According to a report by Reuters, Chanel, Revlon, and L’Oréal are three of the most recent big cosmetics brands that are moving away from using talc, an absorbent, skin-smoothing powder, in many of their products. It was just last month that Johnson & Johnson, a brand known for its talc-based powders (including those that are meant for babies), announced a ban of the ingredient from its formulations. This came after years of lawsuits filed against the company for these powders testing positive for asbestos and being linked to both ovarian cancer and mesothelioma (links that the Food and Drug Administration is still investigating).
Although no study has proved a direct connection between using talc powder and certain types of cancer or mesothelioma, it’s the asbestos contamination that is problematic. “Consumers face the risk of carcinogenic exposure when using talc contaminated with asbestos,” says Carla Burns, research and data analyst at Environmental Working Group Skin Deep Cosmetics Database (EWG). This contamination occurs, explains Burns, because talc is a mineral, and asbestos oftentimes forms alongside it in its parent rock. “Asbestos generally forms in valleys or sheet rock, and talc can form around that, so when it’s being mined, they can come from the same parent rock. This makes it difficult to tell the difference between the two, so they’re often mixed together and contaminated,” she says.

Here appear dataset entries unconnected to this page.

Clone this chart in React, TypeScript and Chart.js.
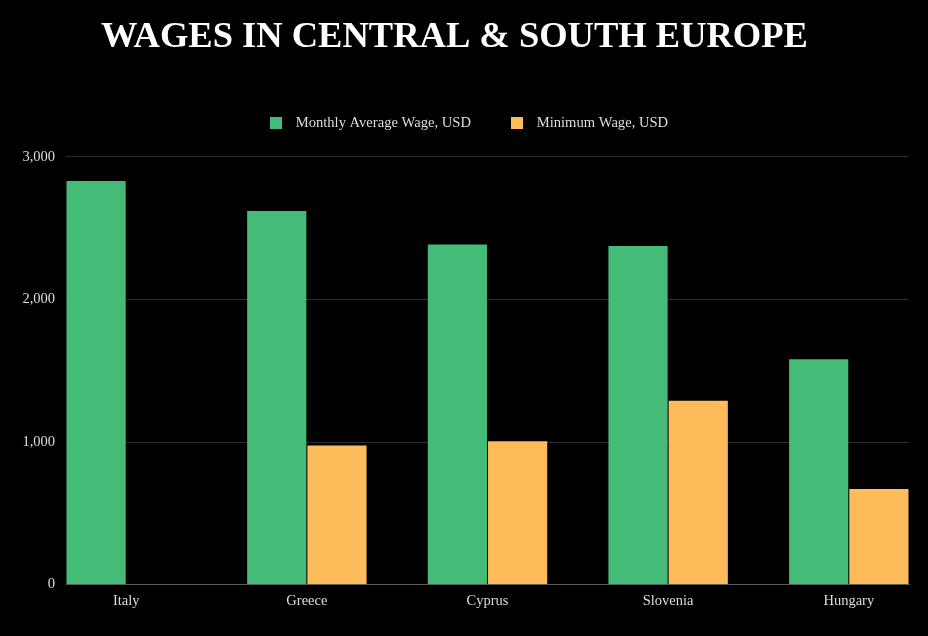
import React, { useEffect, useRef } from "react";
import { Chart, registerables } from "chart.js";

Chart.register(...registerables);

const categories = ["Italy", "Greece", "Cyprus", "Slovenia", "Hungary"];
const averageWage = [2830, 2620, 2385, 2375, 1580];
const minimumWage = [null, 975, 1005, 1290, 670];
const yTickValues = [0, 1000, 2000, 3000];

const seriesLabels = ["Monthly Average Wage, USD", "Minimum Wage, USD"];
const titleText = "WAGES IN CENTRAL & SOUTH EUROPE";

const GREEN = "#45bb78";
const ORANGE = "#fdbb5a";
const FONT = "'Liberation Serif', 'Times New Roman', serif";

function swatch(color: string) {
  const c = document.createElement("canvas");
  c.width = 12;
  c.height = 12;
  const ctx = c.getContext("2d")!;
  ctx.fillStyle = color;
  ctx.fillRect(0, 0, 12, 12);
  return c;
}

export default function App() {
  const ref = useRef<HTMLCanvasElement | null>(null);

  useEffect(() => {
    document.body.style.margin = "0";
    document.body.style.background = "#000";
    const canvas = ref.current;
    if (!canvas) return;

    const swatches = [swatch(GREEN), swatch(ORANGE)];

    const legendTweak = {
      id: "legendTweak",
      beforeLayout(chart: any) {
        const lg = chart.legend;
        if (lg && !lg.__patched) {
          const orig = lg.fit;
          lg.fit = function () {
            orig.call(this);
            this.height = 74;
          };
          lg.__patched = true;
        }
      },
      afterLayout(chart: any) {
        const lg = chart.legend;
        if (lg) {
          lg.left += 11;
          lg.right += 11;
        }
      },
    };

    const chart = new Chart(canvas, {
      type: "bar",
      data: {
        labels: categories,
        datasets: [
          {
            label: seriesLabels[0],
            data: averageWage,
            backgroundColor: GREEN,
            borderWidth: 0,
            categoryPercentage: 2 / 3,
            barPercentage: 0.983,
          },
          {
            label: seriesLabels[1],
            data: minimumWage as any,
            backgroundColor: ORANGE,
            borderWidth: 0,
            categoryPercentage: 2 / 3,
            barPercentage: 0.983,
          },
        ],
      },
      options: {
        responsive: false,
        animation: false,
        layout: { padding: { left: 0, right: 19, top: 0, bottom: 18 } },
        plugins: {
          title: {
            display: true,
            text: titleText,
            color: "#ffffff",
            font: { family: FONT, size: 36.5, weight: "bold" },
            padding: { top: 16, bottom: 23 },
          },
          legend: {
            display: true,
            labels: {
              color: "#dddddd",
              font: { family: FONT, size: 14.6 },
              usePointStyle: true,
              pointStyleWidth: 25.5,
              boxHeight: 12,
              padding: 33,
              generateLabels: (chart: any) => {
                const items = Chart.defaults.plugins.legend.labels.generateLabels(chart);
                return items.map((it: any, i: number) => ({
                  ...it,
                  pointStyle: swatches[i],
                }));
              },
            },
          },
          tooltip: { enabled: false },
        },
        scales: {
          x: {
            grid: { display: false, drawTicks: false },
            border: { display: true, color: "#5a5a5a", width: 1 },
            ticks: {
              color: "#dddddd",
              font: { family: FONT, size: 14.5 },
              padding: 8,
            },
            afterBuildTicks: (scale: any) => {
              const n = scale.getLabels().length;
              const half = 1 / 3;
              scale._startValue = -half;
              scale._valueRange = n - 1 + 2 * half;
            },
          },
          y: {
            min: 0,
            max: 3000,
            grid: { color: "#2e2e2e", drawTicks: false, lineWidth: 1 },
            border: { display: false },
            ticks: {
              color: "#dddddd",
              font: { family: FONT, size: 14.5 },
              padding: 11,
              stepSize: 1000,
              callback: (v: any) => Number(v).toLocaleString("en-US"),
            },
            afterBuildTicks: (scale: any) => {
              scale.ticks = yTickValues.map((value) => ({ value }));
            },
            afterFit: (scale: any) => {
              scale.width = 66;
            },
          },
        },
      },
      plugins: [legendTweak],
    });

    return () => chart.destroy();
  }, []);

  return (
    <div
      style={{
        position: "absolute",
        left: 0,
        top: 0,
        width: 928,
        height: 636,
        background: "#000",
      }}
    >
      <canvas ref={ref} width={928} height={636} style={{ display: "block" }} />
    </div>
  );
}
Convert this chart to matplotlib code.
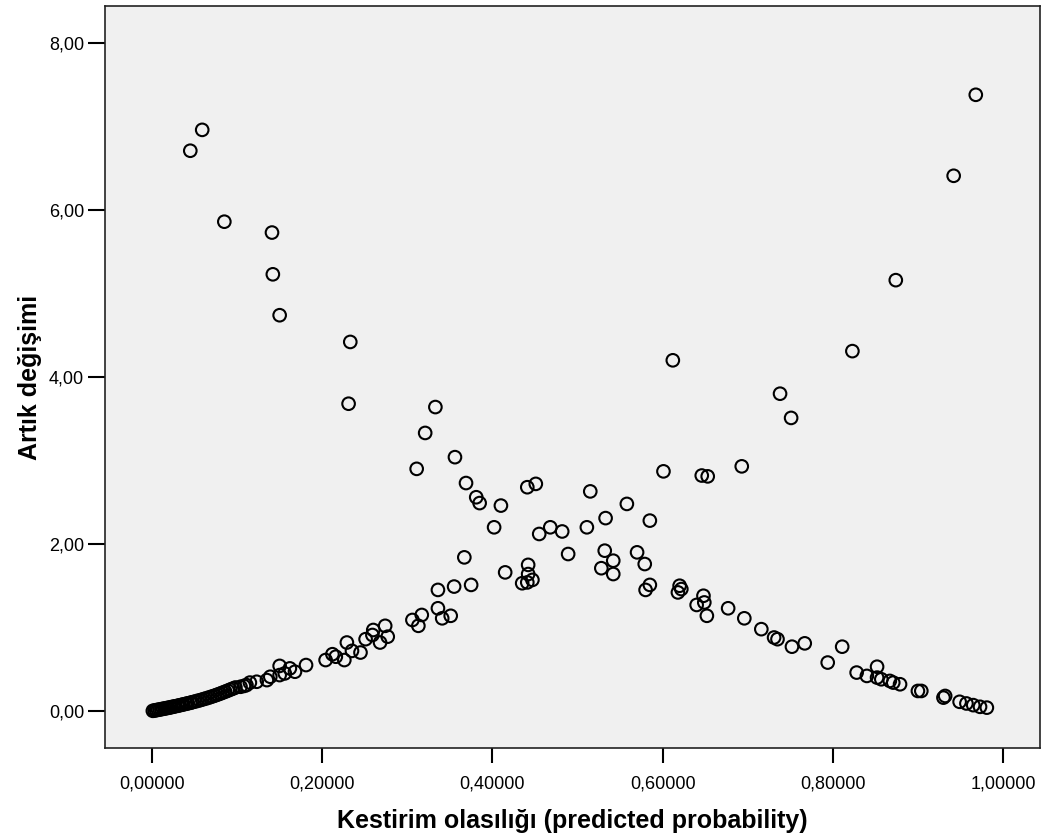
import matplotlib.pyplot as plt

# Low end of the rising branch (dense strip near zero)
probLow = [0.001, 0.003, 0.005, 0.007, 0.009, 0.011, 0.013, 0.015, 0.017, 0.019,
           0.021, 0.023, 0.025, 0.027, 0.030, 0.032, 0.035, 0.037, 0.040, 0.042,
           0.045, 0.047, 0.050, 0.053, 0.056, 0.059, 0.062, 0.065, 0.068, 0.071,
           0.074, 0.077, 0.080, 0.083, 0.086, 0.089, 0.092, 0.095, 0.098, 0.104,
           0.108, 0.111]
devLow = [0.002, 0.006, 0.010, 0.014, 0.018, 0.022, 0.026, 0.030, 0.034, 0.038,
          0.042, 0.047, 0.051, 0.056, 0.062, 0.067, 0.074, 0.079, 0.086, 0.091,
          0.098, 0.104, 0.112, 0.120, 0.128, 0.137, 0.146, 0.155, 0.165, 0.175,
          0.185, 0.196, 0.207, 0.219, 0.231, 0.243, 0.256, 0.268, 0.281, 0.290,
          0.300, 0.310]

# Rising branch
probRise = [0.115, 0.123, 0.135, 0.139, 0.150, 0.150, 0.156, 0.162, 0.168, 0.181,
            0.204, 0.212, 0.216, 0.226, 0.229, 0.235, 0.245, 0.251, 0.259, 0.260,
            0.268, 0.274, 0.277, 0.306, 0.313, 0.317, 0.336, 0.336, 0.341, 0.351,
            0.355, 0.367, 0.375, 0.415, 0.435, 0.441, 0.442, 0.442, 0.447, 0.515,
            0.533, 0.558, 0.585, 0.601, 0.612, 0.646, 0.653, 0.693, 0.738, 0.751,
            0.823, 0.874, 0.942, 0.968]
devRise = [0.34, 0.35, 0.37, 0.41, 0.43, 0.54, 0.45, 0.51, 0.47, 0.55,
           0.61, 0.68, 0.65, 0.61, 0.82, 0.72, 0.70, 0.86, 0.91, 0.97,
           0.82, 1.02, 0.89, 1.09, 1.02, 1.15, 1.23, 1.45, 1.11, 1.14,
           1.49, 1.84, 1.51, 1.66, 1.53, 1.54, 1.64, 1.75, 1.57, 2.63,
           2.31, 2.48, 2.28, 2.87, 4.20, 2.82, 2.81, 2.93, 3.80, 3.51,
           4.31, 5.16, 6.41, 7.38]

# Falling branch
probFall = [0.045, 0.059, 0.085, 0.141, 0.142, 0.150, 0.233, 0.231, 0.311, 0.321,
            0.333, 0.356, 0.369, 0.381, 0.385, 0.402, 0.410, 0.441, 0.451, 0.455,
            0.468, 0.482, 0.489, 0.511, 0.528, 0.532, 0.542, 0.542, 0.570, 0.579,
            0.580, 0.585, 0.618, 0.620, 0.622, 0.640, 0.648, 0.649, 0.652, 0.677,
            0.696, 0.716, 0.731, 0.735, 0.752, 0.767, 0.794, 0.811, 0.828, 0.840,
            0.852, 0.852, 0.857, 0.867, 0.871, 0.879, 0.900, 0.904, 0.930, 0.932,
            0.949, 0.957, 0.965, 0.973, 0.981]
devFall = [6.71, 6.96, 5.86, 5.73, 5.23, 4.74, 4.42, 3.68, 2.90, 3.33,
           3.64, 3.04, 2.73, 2.56, 2.49, 2.20, 2.46, 2.68, 2.72, 2.12,
           2.20, 2.15, 1.88, 2.20, 1.71, 1.92, 1.80, 1.64, 1.90, 1.76,
           1.45, 1.51, 1.42, 1.50, 1.46, 1.27, 1.38, 1.30, 1.14, 1.23,
           1.11, 0.98, 0.88, 0.86, 0.77, 0.81, 0.58, 0.77, 0.46, 0.42,
           0.53, 0.40, 0.38, 0.36, 0.34, 0.32, 0.24, 0.24, 0.16, 0.18,
           0.11, 0.09, 0.07, 0.05, 0.04]

xTicks = [0.0, 0.2, 0.4, 0.6, 0.8, 1.0]
xTickLabels = ["0,00000", "0,20000", "0,40000", "0,60000", "0,80000", "1,00000"]
yTicks = [0, 2, 4, 6, 8]
yTickLabels = ["0,00", "2,00", "4,00", "6,00", "8,00"]

plt.rcParams['font.family'] = ['Liberation Sans', 'DejaVu Sans']

fig = plt.figure(figsize=(10.46, 8.39), dpi=100)
ax = fig.add_axes([0.1004, 0.1085, 0.8939, 0.8843])
ax.set_facecolor('#f0f0f0')

# All points share one style
for xs, ys in [(probLow, devLow), (probRise, devRise), (probFall, devFall)]:
    ax.scatter(xs, ys, s=82, facecolors='none', edgecolors='black', linewidths=1.5, zorder=3)

ax.set_xlim(-0.0552, 1.0435)
ax.set_ylim(-0.443, 8.443)

ax.set_xticks(xTicks)
ax.set_xticklabels(xTickLabels)
ax.set_yticks(yTicks)
ax.set_yticklabels(yTickLabels)
ax.tick_params(axis='x', direction='out', length=11, width=1.5, pad=9, labelsize=13)
ax.tick_params(axis='y', direction='out', length=12, width=1.5, pad=3, labelsize=13)

for spine in ax.spines.values():
    spine.set_color('#222222')
    spine.set_linewidth(1.2)

ax.set_xlabel('Kestirim olasılığı (predicted probability)', fontsize=18, fontweight='bold', va='center')
ax.set_ylabel('Artık değişimi', fontsize=18, fontweight='bold', va='center')
ax.xaxis.set_label_coords(0.5, -0.098)
ax.yaxis.set_label_coords(-0.080, 0.5)

fig.savefig('out.png', dpi=100)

Since talc is so prone to asbestos contamination, why has it remained in cosmetics formulations for so long? “Talc is used in cosmetic products because of its absorbent tendencies which can help improve the texture and prevent caking in powders,” says Burns, who notes that it’s often found in eyeshadow, blush, face and body powders, but can also be found in liquid products. Board-certified dermatologist Rachel Nazarian, MD, adds that talc is particularly a risk when in powder form. “Powders disperse into the air, where particles can be inhaled, which is more of a concern if asbestos is present,” she says.
Plenty of talc alternatives exist, Burns notes, such as plant-based starches, like corn and tapioca. “A lot of these alternatives have a larger particle size, so there’s less of a concern about inhalation getting into the deep lungs,” she says. “They’re also not mineral-based, so there’s less of a concern about contaminants.”
Despite clear alternatives, Burns notes that more than 2,000 beauty products in the EWG Cosmetics Database list talc in their formulas. Thankfully, as more big brands announce that they’re moving away from the ingredient, there are plenty of cosmetics on the shelves that proudly announce being talc-free (which you can spot right on their packaging). With that knowledge, you can choose what you decide to put on your skin.